RMS wavefront req./performance
Distortion (req. 10%)
70 micron survey
70 micron super resolution
70 micron SED
Scan Map Mode operation requires the use of the MIPS scan mirror to compensate for image motion during Spitzer spacecraft continuous scan motion. The desired result is the simultaneous delivery of a succession of stationary sky images to all MIPS Focal Plane Arrays (FPAs). Ideally the spacecraft slews its view vector along a straight line in object space (able to be oriented to MIPS needs) at a constant angular velocity, while the MIPS scan mirror moves at a constant angular velocity (to which the spacecraft rate can be matched). Given an ideal optical system, the full-field images will remain fixed on the FPAs for the duration of the integrations.
The actual instrument departs slightly from these ideal conditions. There are two general classes of image smear due to the scan mirror motions:
1. Image smear sources in individual bands
a. Departures from constant angular velocity.
b. Changes in field distortion or magnification during scan motion.
2. Image smear sources as a result of a mismatch between bands
a. Angular magnification mismatch between the sides of the instrument at the scan mirror.
b. Direction of image motion mismatch between sides of the instrument.

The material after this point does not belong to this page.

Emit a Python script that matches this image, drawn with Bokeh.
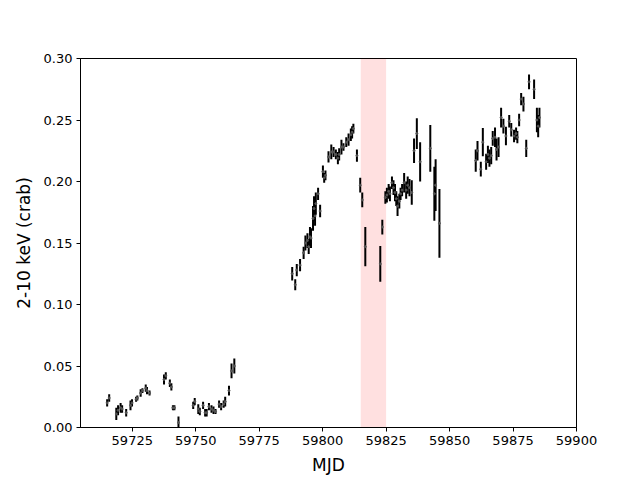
from bokeh.plotting import figure
from bokeh.models import ColumnDataSource, BoxAnnotation, FixedTicker, PrintfTickFormatter, Range1d
from bokeh.embed import file_html
from bokeh.resources import INLINE

# Epoch 1: low state
mjd1 = [59715.1, 59715.9, 59718.7, 59719.4, 59720.4, 59721.0, 59722.6, 59724.3, 59724.9, 59726.5,
        59727.0, 59728.3, 59729.0, 59730.3, 59730.8, 59731.8, 59737.5, 59738.2, 59739.8, 59740.4,
        59741.0, 59741.6, 59743.2, 59749.0, 59749.6, 59751.0, 59751.6, 59752.9, 59753.7, 59754.3,
        59755.2, 59756.2, 59757.0, 59757.8, 59759.2, 59760.0, 59761.0, 59761.6, 59763.1, 59764.1,
        59765.2]
rate1 = [0.020, 0.024, 0.011, 0.014, 0.016, 0.015, 0.012, 0.018, 0.020, 0.023,
         0.024, 0.028, 0.030, 0.032, 0.030, 0.028, 0.039, 0.042, 0.036, 0.033,
         0.016, 0.016, 0.004, 0.018, 0.021, 0.015, 0.013, 0.018, 0.012, 0.012,
         0.017, 0.015, 0.014, 0.013, 0.019, 0.017, 0.019, 0.021, 0.030, 0.046,
         0.050]
err1 = [0.003, 0.003, 0.005, 0.004, 0.004, 0.003, 0.003, 0.004, 0.003, 0.002,
        0.002, 0.003, 0.002, 0.003, 0.003, 0.002, 0.004, 0.003, 0.003, 0.003,
        0.002, 0.002, 0.005, 0.003, 0.003, 0.004, 0.003, 0.003, 0.003, 0.003,
        0.003, 0.003, 0.003, 0.002, 0.003, 0.003, 0.003, 0.004, 0.004, 0.006,
        0.006]

# Epoch 2: rise
mjd2 = [59788.0, 59789.2, 59789.8, 59791.1, 59792.5, 59793.2, 59794.0, 59794.5, 59795.0, 59795.4,
        59796.2, 59796.6, 59797.0, 59797.3, 59798.2, 59799.0, 59800.1, 59800.6, 59801.1, 59802.3,
        59803.4, 59804.3, 59805.2, 59806.0, 59806.5, 59807.4, 59808.2, 59809.3, 59810.2, 59811.1,
        59811.6, 59812.1, 59813.5]
rate2 = [0.125, 0.116, 0.128, 0.132, 0.142, 0.150, 0.152, 0.147, 0.155, 0.154,
         0.170, 0.178, 0.172, 0.182, 0.190, 0.176, 0.208, 0.203, 0.205, 0.220,
         0.224, 0.224, 0.222, 0.219, 0.222, 0.228, 0.228, 0.232, 0.234, 0.238,
         0.240, 0.243, 0.221]
err2 = [0.0055, 0.0045, 0.005, 0.005, 0.005, 0.006, 0.006, 0.006, 0.008, 0.008,
        0.010, 0.010, 0.008, 0.009, 0.005, 0.005, 0.005, 0.004, 0.004, 0.0045,
        0.006, 0.004, 0.004, 0.005, 0.005, 0.006, 0.003, 0.004, 0.005, 0.005,
        0.005, 0.004, 0.005]

# Epoch 3: dip and recovery
mjd3 = [59814.8, 59815.6, 59816.8, 59822.7, 59823.5, 59824.7, 59825.3, 59826.0, 59826.5, 59827.3,
        59827.9, 59828.5, 59829.0, 59829.5, 59830.2, 59830.7, 59831.3, 59832.1, 59832.9, 59833.5,
        59834.2, 59835.1, 59836.0, 59837.1, 59838.4, 59842.4, 59844.0, 59844.5, 59846.0]
rate3 = [0.197, 0.185, 0.147, 0.133, 0.163, 0.187, 0.189, 0.192, 0.190, 0.199,
         0.195, 0.191, 0.186, 0.180, 0.184, 0.190, 0.193, 0.199, 0.193, 0.197,
         0.195, 0.191, 0.225, 0.239, 0.216, 0.227, 0.190, 0.197, 0.166]
err3 = [0.006, 0.006, 0.016, 0.0145, 0.006, 0.005, 0.006, 0.006, 0.006, 0.005,
        0.006, 0.007, 0.006, 0.008, 0.006, 0.005, 0.005, 0.008, 0.007, 0.007,
        0.007, 0.010, 0.010, 0.0125, 0.016, 0.019, 0.022, 0.021, 0.028]

# Epoch 4: late high state
mjd4 = [59860.3, 59861.0, 59862.3, 59863.1, 59864.4, 59865.1, 59865.7, 59866.4, 59867.0, 59867.9,
        59868.5, 59869.3, 59870.3, 59871.2, 59872.2, 59873.5, 59874.3, 59875.4, 59876.2, 59876.7,
        59877.4, 59878.2, 59879.1, 59880.2, 59881.3, 59883.3, 59884.4, 59884.9, 59885.4]
rate4 = [0.217, 0.225, 0.210, 0.232, 0.216, 0.222, 0.219, 0.221, 0.235, 0.236,
         0.226, 0.228, 0.252, 0.245, 0.237, 0.249, 0.242, 0.237, 0.239, 0.236,
         0.250, 0.267, 0.263, 0.227, 0.281, 0.275, 0.250, 0.245, 0.252]
err4 = [0.009, 0.008, 0.006, 0.0115, 0.0065, 0.007, 0.007, 0.007, 0.006, 0.008,
        0.009, 0.008, 0.008, 0.006, 0.0075, 0.005, 0.0055, 0.005, 0.005, 0.005,
        0.005, 0.005, 0.006, 0.007, 0.006, 0.008, 0.010, 0.009, 0.008]

span_start, span_end = 59815, 59825
x_ticks = [59725, 59750, 59775, 59800, 59825, 59850, 59875, 59900]
y_ticks = [0.00, 0.05, 0.10, 0.15, 0.20, 0.25, 0.30]

mjd = mjd1 + mjd2 + mjd3 + mjd4
rate = rate1 + rate2 + rate3 + rate4
err = err1 + err2 + err3 + err4

src = ColumnDataSource(dict(
    x=mjd, y=rate,
    lo=[r - e for r, e in zip(rate, err)],
    hi=[r + e for r, e in zip(rate, err)],
))

p = figure(width=640, height=480, output_backend="svg", toolbar_location=None,
           x_range=Range1d(59704.6, 59900), y_range=Range1d(0, 0.30),
           min_border_left=80, min_border_right=64, min_border_top=58, min_border_bottom=53)
p.background_fill_color = "white"
p.border_fill_color = "white"
p.outline_line_color = "black"
p.outline_line_width = 1
p.xgrid.visible = False
p.ygrid.visible = False

band = BoxAnnotation(left=span_start, right=span_end, fill_color="red", fill_alpha=0.12,
                     line_alpha=0, level="underlay")
p.add_layout(band)

p.segment(x0="x", y0="lo", x1="x", y1="hi", source=src, line_color="black", line_width=2)
p.scatter(x="x", y="y", source=src, size=2, color="#555555", marker="circle")

for ax in (p.xaxis[0], p.yaxis[0]):
    ax.major_label_text_font = "DejaVu Sans"
    ax.major_label_text_font_size = "13px"
    ax.major_label_text_color = "black"
    ax.axis_label_text_font = "DejaVu Sans"
    ax.axis_label_text_font_size = "17px"
    ax.axis_label_text_font_style = "normal"
    ax.axis_label_text_color = "black"
    ax.minor_tick_line_color = None
    ax.major_tick_out = 4
    ax.major_tick_in = 0
    ax.major_label_standoff = 4
    ax.axis_line_color = "black"

p.xaxis.ticker = FixedTicker(ticks=x_ticks)
p.xaxis.formatter = PrintfTickFormatter(format="%d")
p.yaxis.ticker = FixedTicker(ticks=y_ticks)
p.yaxis.formatter = PrintfTickFormatter(format="%.2f")
p.xaxis.axis_label = "MJD"
p.yaxis.axis_label = "2-10 keV (crab)"
p.xaxis.axis_label_standoff = 7
p.yaxis.axis_label_standoff = 7

open("out.html", "w").write(file_html(p, INLINE))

Analysis of scan mirror operation during instrument tests indicates that all of these sources of image smear should lie well within the FWHM of the diffraction limited image, and for most observing modes should be virtually undetectable in the observed shape of the PSF. The one minor exception is in the scan map mode at the fast scan rate where a slight elongation of the images may occur due to sources of type 2, which cannot be reconciled through adjusting the spacecraft motion or the scan mirror action. The mismatch may become apparent in this mode because of the relatively long throw over which the scan mirror is used to freeze the image motion.
Reflections from filters in front of focal plane arrays frequently cause ghost images. In the case of the 160 micron band, it has been possible to tilt the bandpass filter far enough so that no ghosts will occur, but at 24 and 70 micron very faint, slightly out-of-focus ghost images do appear. The intensity of the ghost images measured during tests of the integrated MIPS is 0.5% of the brightness of the primary image at 24 micron, and is 2% of the brightness of the primary image at 70 micron. The single ghost image formed on the 70 micron array is 6 pixels (in wide-FOV mode) from the primary image.